In dieser Hinsicht hatte Lord Londonderry viel gemeinsam mit den aus ganz anderen sozialen Milieus an die Spitze der Regierung aufgestiegenen Premierministern seiner Zeit wie Stanley Baldwin und Neville Chamberlain. Doch wie diese hat auch Lord Londonderry ein Problem durchgehend mißverstanden, das freilich nur allmählich erkennbar wurde, nämlich die Radikalität und das Ausmaß der Ziele Hitlers, die Kompromißunfähigkeit und den Kriegswillen des Tyrannen. Erst nach der historischen Zäsur des 15. März 1939, als der deutsche Diktator die Tschechoslowakei zerschlug, fand Lord Londonderry, ganz in Übereinstimmung mit der dem Appeasement von jetzt an abschwörenden Öffentlichkeit in England, zu einer veränderten Einschätzung der Lage.

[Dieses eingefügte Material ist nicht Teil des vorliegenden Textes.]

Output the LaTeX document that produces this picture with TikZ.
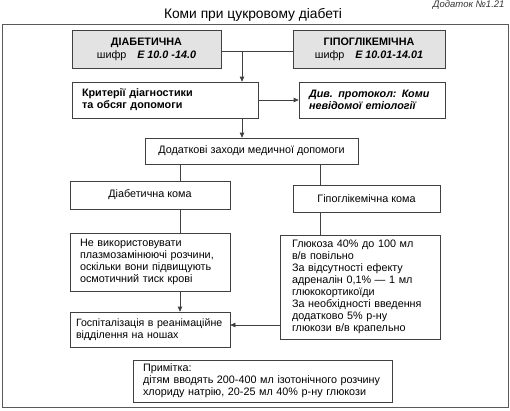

Alles in allem: Kershaw zeichnet den Protagonisten seiner Darstellung als einen typischen Vertreter der von Abstiegsfurcht und Niedergangsangst getriebenen Oberschicht Großbritanniens, die Hitlers Deutschland, um einen Krieg, der ihre Privilegien zu gefährden drohte, nicht führen zu müssen, immer wieder entgegenkam. Daß die Geschichte schließlich doch einen ganz anderen Verlauf nahm, lag nicht zuletzt daran, daß gerade ein Repräsentant dieser Klasse, nämlich Lord Londonderrys Vetter, Winston Churchill, ein Nachkomme des Herzogs von Marlborough, der sich einst dem Hegemonialanlauf Ludwigs XIV. mit militärischen Mitteln in den Weg gestellt hatte, den gesellschaftlichen Status der Aristokratie ebenso wie die Existenz des britischen Empire opferte, um Hitlers Deutschland zu besiegen und die Freiheit seines Landes zu verteidigen.

Kershaws Monographie ist, weil sie eine Fülle anschaulicher Details zu vermitteln versteht, durchaus dazu geeignet, unser Wissen über die britisch-deutschen Beziehungen in den dreißiger Jahren des 20. Jahrhunderts zu vermehren. Die damit einhergehende Chance allerdings, im zeitgenössischen Kontext ebenso wie in zeitenthobener Perspektive einen sachlich und gedanklich weiterführenden Beitrag zum Problem des Appeasements zu liefern, hat der Autor leider nicht zu nutzen verstanden.